● **Problem requirements**
Carry none of the pictures over; set down the material below exactly.

● **Dataset section**
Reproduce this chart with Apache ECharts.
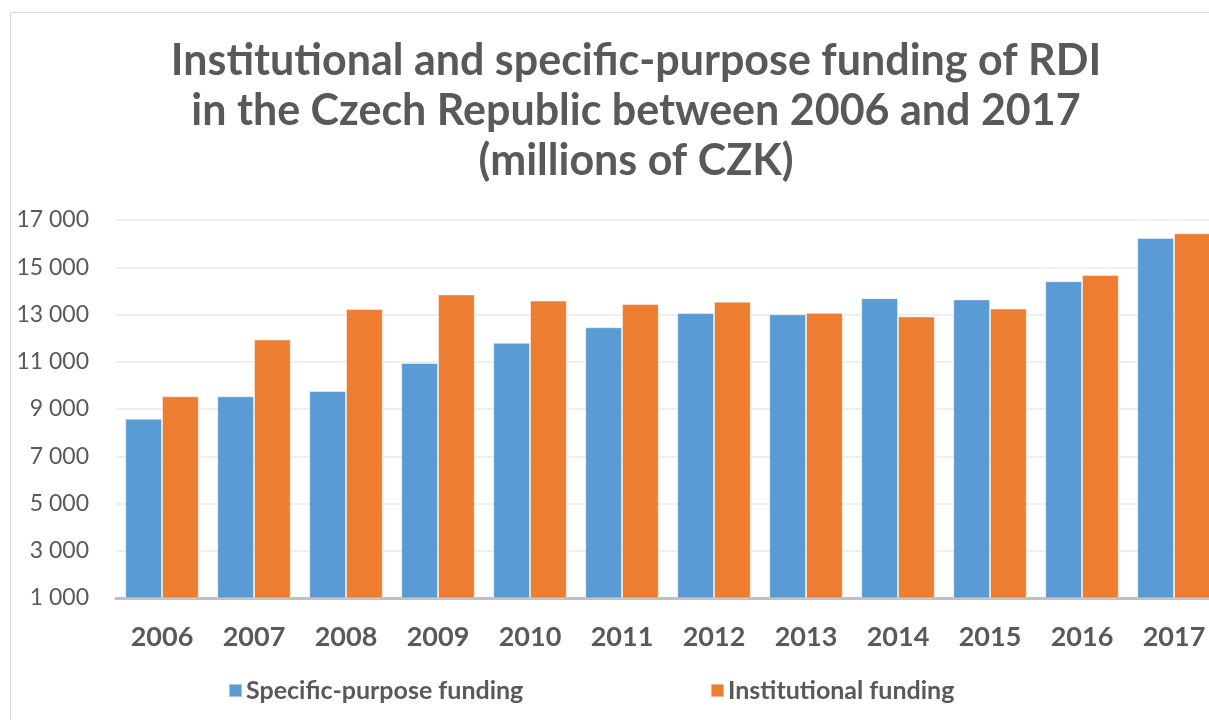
<!DOCTYPE html>
<html>
<head>
<meta charset="utf-8">
<script src="https://cdn.jsdelivr.net/npm/echarts@6/dist/echarts.min.js"></script>
<style>
  html, body { margin: 0; padding: 0; background: #fff; }
  #chart { width: 1209px; height: 720px; }
</style>
</head>
<body>
<div id="chart"></div>
<script>
var years = ['2006', '2007', '2008', '2009', '2010', '2011', '2012', '2013', '2014', '2015', '2016', '2017'];
var specificPurpose = [8590, 9540, 9760, 10950, 11800, 12460, 13060, 13010, 13690, 13640, 14410, 16240];
var institutional = [9540, 11940, 13230, 13850, 13590, 13440, 13540, 13070, 12920, 13250, 14670, 16440];
var yTicks = { min: 1000, max: 17000, step: 2000 };

var font = 'Lato, "Open Sans", sans-serif';
var grey = '#595959';

var myChart = echarts.init(document.getElementById('chart'), null, { renderer: 'canvas' });

function spaced(v) {
    return String(v).replace(/\B(?=(\d{3})+(?!\d))/g, ' ');
}

myChart.setOption({
    backgroundColor: '#fff',
    animation: false,
    title: {
        text: 'Institutional and specific-purpose funding of RDI\nin the Czech Republic between 2006 and 2017\n(millions of CZK)',
        left: 636,
        textAlign: 'center',
        top: 36,
        padding: 0,
        textStyle: {
            fontFamily: font,
            fontSize: 43,
            fontWeight: 'bold',
            color: grey,
            lineHeight: 50
        }
    },
    graphic: [{
        type: 'rect',
        shape: { x: 10.5, y: 12.5, width: 1400, height: 900 },
        style: { fill: 'none', stroke: '#d9d9d9', lineWidth: 1 },
        silent: true
    }],
    legend: [{
        data: ['Specific-purpose funding'],
        left: 223,
        top: 673,
        icon: 'rect',
        itemWidth: 13,
        itemHeight: 13,
        itemGap: 8,
        textStyle: { fontFamily: font, fontSize: 25, fontWeight: 'bold', color: grey, padding: [0, 0, 0, -1] }
    }, {
        data: ['Institutional funding'],
        left: 705,
        top: 673,
        icon: 'rect',
        itemWidth: 13,
        itemHeight: 13,
        textStyle: { fontFamily: font, fontSize: 25, fontWeight: 'bold', color: grey, padding: [0, 0, 0, -1] }
    }],
    grid: {
        left: 116,
        top: 220,
        width: 1104,
        height: 378,
        containLabel: false,
        outerBoundsMode: 'none'
    },
    xAxis: {
        type: 'category',
        data: years,
        axisTick: { show: false },
        axisLine: { lineStyle: { color: '#bfbfbf', width: 3 } },
        axisLabel: {
            margin: 26,
            fontFamily: font,
            fontSize: 27,
            fontWeight: 'bold',
            color: grey
        }
    },
    yAxis: {
        type: 'value',
        min: yTicks.min,
        max: yTicks.max,
        interval: yTicks.step,
        axisLine: { show: false },
        axisTick: { show: false },
        splitLine: { lineStyle: { color: '#efefef', width: 2 } },
        axisLabel: {
            margin: 27,
            fontFamily: font,
            fontSize: 23,
            color: grey,
            formatter: spaced
        }
    },
    series: [{
        name: 'Specific-purpose funding',
        type: 'bar',
        data: specificPurpose,
        barGap: '0%',
        barCategoryGap: '20%',
        itemStyle: { color: '#5b9bd5', borderColor: 'rgba(255,255,255,0.45)', borderWidth: 1 }
    }, {
        name: 'Institutional funding',
        type: 'bar',
        data: institutional,
        barGap: '0%',
        barCategoryGap: '20%',
        itemStyle: { color: '#ed7d31', borderColor: 'rgba(255,255,255,0.45)', borderWidth: 1 }
    }]
});
</script>
</body>
</html>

● **Expected answer**
Reproduce this chart with Apache ECharts.
<!DOCTYPE html>
<html>
<head>
<meta charset="utf-8">
<script src="https://cdn.jsdelivr.net/npm/echarts@6/dist/echarts.min.js"></script>
<style>
  html, body { margin: 0; padding: 0; background: #fff; }
  #chart { width: 1209px; height: 720px; }
</style>
</head>
<body>
<div id="chart"></div>
<script>
var years = ['2006', '2007', '2008', '2009', '2010', '2011', '2012', '2013', '2014', '2015', '2016', '2017'];
var specificPurpose = [8590, 9540, 9760, 10950, 11800, 12460, 13060, 13010, 13690, 13640, 14410, 16240];
var institutional = [9540, 11940, 13230, 13850, 13590, 13440, 13540, 13070, 12920, 13250, 14670, 16440];
var yTicks = { min: 1000, max: 17000, step: 2000 };

var font = 'Lato, "Open Sans", sans-serif';
var grey = '#595959';

var myChart = echarts.init(document.getElementById('chart'), null, { renderer: 'canvas' });

function spaced(v) {
    return String(v).replace(/\B(?=(\d{3})+(?!\d))/g, ' ');
}

myChart.setOption({
    backgroundColor: '#fff',
    animation: false,
    title: {
        text: 'Institutional and specific-purpose funding of RDI\nin the Czech Republic between 2006 and 2017\n(millions of CZK)',
        left: 636,
        textAlign: 'center',
        top: 36,
        padding: 0,
        textStyle: {
            fontFamily: font,
            fontSize: 43,
            fontWeight: 'bold',
            color: grey,
            lineHeight: 50
        }
    },
    graphic: [{
        type: 'rect',
        shape: { x: 10.5, y: 12.5, width: 1400, height: 900 },
        style: { fill: 'none', stroke: '#d9d9d9', lineWidth: 1 },
        silent: true
    }],
    legend: [{
        data: ['Specific-purpose funding'],
        left: 223,
        top: 673,
        icon: 'rect',
        itemWidth: 13,
        itemHeight: 13,
        itemGap: 8,
        textStyle: { fontFamily: font, fontSize: 25, fontWeight: 'bold', color: grey, padding: [0, 0, 0, -1] }
    }, {
        data: ['Institutional funding'],
        left: 705,
        top: 673,
        icon: 'rect',
        itemWidth: 13,
        itemHeight: 13,
        textStyle: { fontFamily: font, fontSize: 25, fontWeight: 'bold', color: grey, padding: [0, 0, 0, -1] }
    }],
    grid: {
        left: 116,
        top: 220,
        width: 1104,
        height: 378,
        containLabel: false,
        outerBoundsMode: 'none'
    },
    xAxis: {
        type: 'category',
        data: years,
        axisTick: { show: false },
        axisLine: { lineStyle: { color: '#bfbfbf', width: 3 } },
        axisLabel: {
            margin: 26,
            fontFamily: font,
            fontSize: 27,
            fontWeight: 'bold',
            color: grey
        }
    },
    yAxis: {
        type: 'value',
        min: yTicks.min,
        max: yTicks.max,
        interval: yTicks.step,
        axisLine: { show: false },
        axisTick: { show: false },
        splitLine: { lineStyle: { color: '#efefef', width: 2 } },
        axisLabel: {
            margin: 27,
            fontFamily: font,
            fontSize: 23,
            color: grey,
            formatter: spaced
        }
    },
    series: [{
        name: 'Specific-purpose funding',
        type: 'bar',
        data: specificPurpose,
        barGap: '0%',
        barCategoryGap: '20%',
        itemStyle: { color: '#5b9bd5', borderColor: 'rgba(255,255,255,0.45)', borderWidth: 1 }
    }, {
        name: 'Institutional funding',
        type: 'bar',
        data: institutional,
        barGap: '0%',
        barCategoryGap: '20%',
        itemStyle: { color: '#ed7d31', borderColor: 'rgba(255,255,255,0.45)', borderWidth: 1 }
    }]
});
</script>
</body>
</html>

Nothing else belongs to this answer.